Felipe Curcio | 26 de fevereiro de 2014

cine música: O som do século 21. E do 22

Amigos, eu escutei o futuro. E, para o meu total espanto, ele soava como o passado. Não, não estou falando de qualquer tipo de experiência maluca, mas da trilha sonora do mais novo filme de Spike Jonze, “Ela”. No filme, Theodore (lindamente atuado por Joaquin Phoenix) é um escritor solitário e, em certos pontos, romântico, […]

Amigos, eu escutei o futuro. E, para o meu total espanto, ele soava como o passado. Não, não estou falando de qualquer tipo de experiência maluca, mas da trilha sonora do mais novo filme de Spike Jonze, “Ela”. No filme, Theodore (lindamente atuado por Joaquin Phoenix) é um escritor solitário e, em certos pontos, romântico, que se apaixona pela voz do seu sistema operacional (interpretada por Scarlett Johansson).

Theo vive num mundo onde a tecnologia atrai tanto as pessoas que as hipnotiza no transporte público, uma tecnologia que começa a criar pensamento próprio. Qualquer semelhança com o seu dia a dia não é uma mera coincidência, mesmo. O mundo criado por Jonze é o futuro, mas as roupas são antigas e a trilha oscila entre o indie e o retrô.

Feita basicamente com acordes de piano, a trilha é limpa, sutil e muito bela. Nem bonita, bela. Porque o belo é mais harmonioso que o bonito. Nada de música eletrônica ou acordes grandiosos como os filmes do futuro estão acostumados a tocar para seus espectadores. Afinal, num mundo em que computadores têm voz e comportamento de pessoas, é comum que a música escutada não seja parecida com os sintetizadores à la Kraftwerk, mas aos acordes de piano e ukelele orquestrados pelo Arcade Fire.

Delicada, a trilha sonora do filme de Spike Jonze reflete não só o conteúdo de dentro da tela como também o jeitinho do diretor. Mais conhecido entre os cinéfilos por ser ‘o cara que dirigiu “Quero ser John Malkovich” e “Adaptação”’, Jonze, na verdade, criou o seu nome em outro meio, o musical. Sim, Spike Jonze foi um perito na direção e roteiro de videoclipes. Foi ele que botou os branquelos do Beastie Boys para perseguir criminosos ao estilo dos anos 70 no clipe “Sabotage”. Foi ele que uniu os nerds do Weezer a um episódio da finada sitcom “Happy Days”, dos anos 70, no clipe “Buddy Holly”. Foi também ele que fez a islandesa Björk dançar numa atmosfera dos anos 60 em “It’s Oh So Quiet”.

A ligação com o mundo da música trouxe a Jonze dois relacionamentos muito importantes para se entender a trilha de “Ela”. A primeira é com o Arcade Fire (parada para gritos histéricos da autora que ama esse pessoal!).
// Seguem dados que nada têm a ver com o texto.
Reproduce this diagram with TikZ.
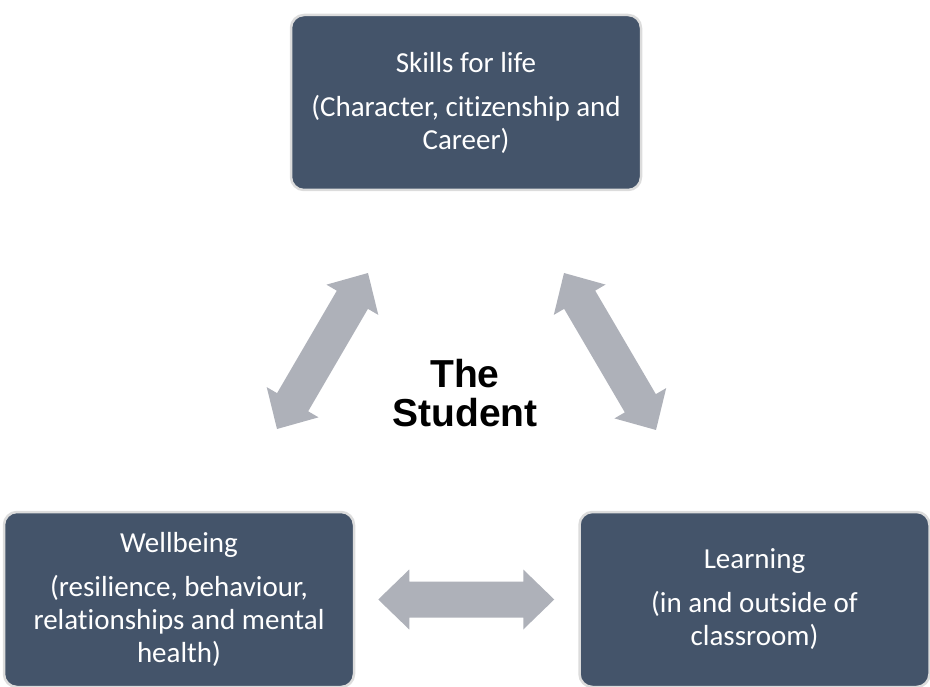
\documentclass[tikz,border=0pt]{standalone}
\usepackage{fontspec}
\setmainfont{Carlito}[Ligatures=NoCommon]
\newfontfamily\headfont{Liberation Sans}
\usetikzlibrary{calc}

\definecolor{boxblue}{RGB}{68,84,106}
\definecolor{boxrim}{RGB}{220,220,220}
\definecolor{arrowgray}{RGB}{174,177,185}

\tikzset{
    themebox/.style={
        rectangle, rounded corners=13pt,
        fill=boxblue, draw=boxrim, line width=2.5pt,
        minimum width=350pt, minimum height=175pt, inner sep=0pt,
        text=white, align=center,
        font=\fontsize{29}{33}\selectfont
    },
    centretext/.style={
        align=center, inner sep=0pt,
        font=\headfont\bfseries\fontsize{39}{39}\selectfont
    },
}

% block arrow with a head at both ends, from #1 to #2
\newcommand\dblarrow[2]{%
    \fill[arrowgray] let \p1=($(#2)-(#1)$), \n1={atan2(\y1,\x1)}, \n2={veclen(\x1,\y1)} in
        [shift={(#1)}, rotate=\n1]
        (0pt,0pt) -- (31pt,30pt) -- (31pt,18pt) -- (\n2-31pt,18pt) -- (\n2-31pt,30pt)
        -- (\n2,0pt) -- (\n2-31pt,-30pt) -- (\n2-31pt,-18pt) -- (31pt,-18pt) -- (31pt,-30pt) -- cycle;
}

\begin{document}
\begin{tikzpicture}[x=1pt,y=-1pt]
\useasboundingbox (0,0) rectangle (930,687);

\node[themebox] (skills) at (466,102.5) {Skills for life\\[11pt](Character, citizenship and\\Career)};
\node[themebox] (wellbeing) at (179,599.5) {Wellbeing\\[11pt](resilience, behaviour,\\relationships and mental\\health)};
\node[themebox] (learning) at (754.5,599.5) {Learning\\[11pt](in and outside of\\classroom)};

\node[centretext] (student) at (465,393.5) {The\\Student};

% arrow ends
\coordinate (skl) at (368,273);
\coordinate (wbt) at (277,429);
\coordinate (skr) at (564,273);
\coordinate (lnt) at (656,430);
\coordinate (wbr) at ($(wellbeing.east)+(23,0)$);
\coordinate (lnl) at ($(learning.west)+(-24,0)$);

\dblarrow{wbt}{skl}
\dblarrow{skr}{lnt}
\dblarrow{wbr}{lnl}
\end{tikzpicture}
\end{document}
A banda canadense, mais precisamente Will Butler, o “líder”, foi responsável pela trilha indicada ao Oscar por Melhor Trilha Sonora Original.

A outra relação é com a Karen O, vocalista do Yeah Yeah Yeahs. Junto do diretor, Karen O criou a lindíssima canção “The Moon Song”, também indicada ao Oscar de Melhor Música Original deste ano. No filme, ela é interpretada pela voz de Scarlett Johansson. Sim, o “computador” canta. E canta uma música que parece uma canção de amor antiga, acompanhada por ukelele daquelas possíveis de se escutar num filme em preto e branco de Audrey Hepburn.

A discussão sobre o papel da tecnologia na nossa vida num porvir nada distante é constante no filme (apesar de que o principal do filme é o fato de ele ser uma película sobre relacionamentos). Muitos se arrepiam de pensar num futuro “controlado” por máquinas. Bem, o que posso dizer a vocês é: se no futuro toca Arcade Fire, é para lá que eu vou.